Speaking at the time, he said it was ‘important to base our decisions on evidence and the Scottish experience will be crucial to that before we consider any possible changes to the limits in England and Wales’.
But Mr Grayling’s comments yesterday suggest the issue is effectively dead.
His intervention will cheer many moderate drinkers and country pubs. But it will dismay road safety campaigners, who warn that England has made ‘no progress’ in reducing the damage caused by drink-driving since 2010.
Scotland broke away from the UK on drink-driving in December 2014 when it lowered its limit from 80mg of alcohol per 100ml of blood to 50mg.
The new limit north of the border is equal to about one small glass of wine for a woman or a large glass for a man.
Police figures suggest drink driving offences in Scotland fell by 12.5 per cent in the nine months after the new limit was imposed – although critics say it is too early to show definitively that the move has made a difference.
In October, a coalition of health campaigners, emergency services and road safety campaigners are to call on ministers to cut the drink-drive limit, which is set to be the highest in the EU if Malta presses ahead with plans for a reduction.
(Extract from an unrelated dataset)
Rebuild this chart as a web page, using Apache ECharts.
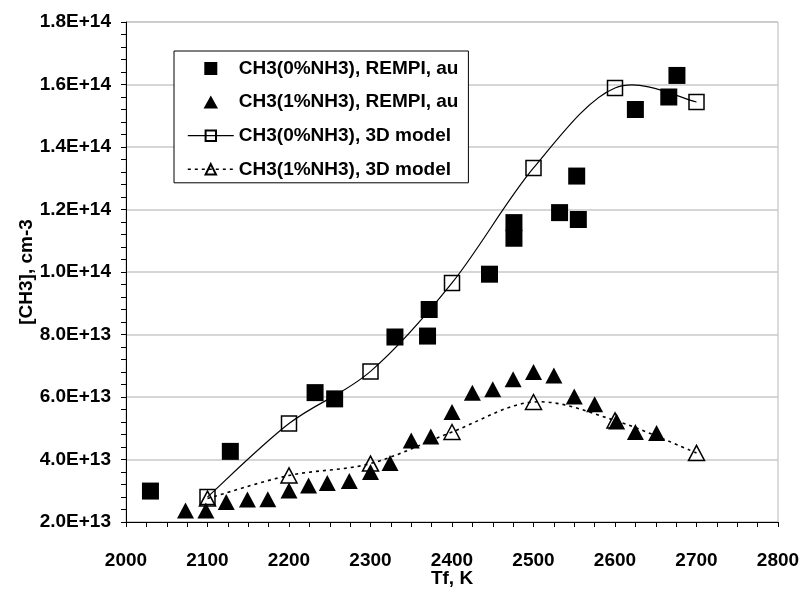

The group, which included the RAC Foundation, road safety group Brake, and the Police Federation, said there had been ‘no progress’ on reducing the impact of drink driving on the roads of England and Wales since 2010.
Alcohol-related road deaths have plateaued at about 240 a year in recent deaths, with a further 8,000 people injured in drink-driving incidents every year.
Katherine Brown, director of the Institute of Alcohol Studies, said: ‘Progress on drink-driving has ground to a halt. It’s time the Government looked at the evidence and what other countries are doing to save lives and make roads safer.
‘We need to make drink-driving a thing of the past, and to do this we need a lower drink-drive limit.’